The General Education Requirements are an integral part of undergraduate education at Stanford. Their purpose is: 1) to introduce students to a broad range of fields and areas of study within the humanities, social sciences, natural sciences, applied sciences, and technology; and 2) to help students prepare to become responsible members of society. Whereas the concentration of courses in the major is expected to provide depth, the General Education Requirements have the complementary purpose of providing breadth to a student's undergraduate program. The requirements are also intended to introduce students to the major social, historical, cultural, and intellectual forces that shape the contemporary world.
Fulfillment of the General Education Requirements in itself does not provide a student with an adequately broad education any more than acquiring the necessary number of units in the major qualifies the student as a specialist in the field. The major and the General Education Requirements are meant to serve as the nucleus around which the student is expected to build a coherent course of study by drawing on the options available among the required and elective courses.
Information regarding courses that have been certified to fulfill the General Education Requirements, and regarding a student's status in meeting these requirements, is available at the Office of the University Registrar. Course planning and advising questions related to the General Education Requirements should be directed to Undergraduate Advising and Research.
It is the responsibility of each student to ensure that he or she has fulfilled the requirements by checking in Axess within the Undergraduate Progress function or by checking with the Office of the University Registrar. This should be done at least two quarters before graduation.
Students should be very careful to note which set of General Education Requirements apply to them. The date of matriculation at Stanford determines which requirements apply to an individual student.

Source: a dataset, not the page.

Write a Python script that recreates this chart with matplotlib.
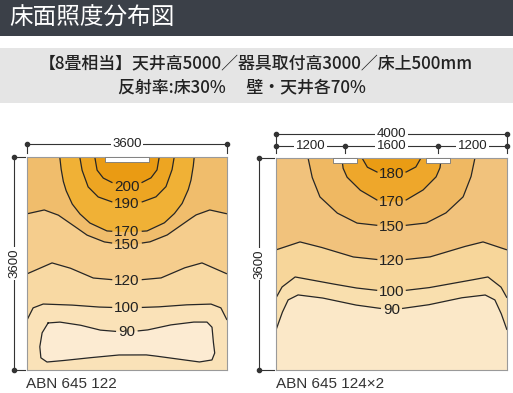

During Autumn Quarter 2004-05, the Academic Senate approved modifications to undergraduate General Education Requirements that become effective Autumn Quarter 2005-06 for all matriculated undergraduates who entered Stanford in Autumn Quarter 1996 and thereafter. The purpose of these modifications was 1) to give students a fuller and more articulate understanding of the purposes of the requirements and of a liberal arts education that these requirements embody; 2) to make a place in the curriculum for ethical reasoning to help make students aware of how pervasive ethical reasoning and value judgments are throughout the curriculum; and 3) to provide some greater freedom of choice by reducing the GERs by one course.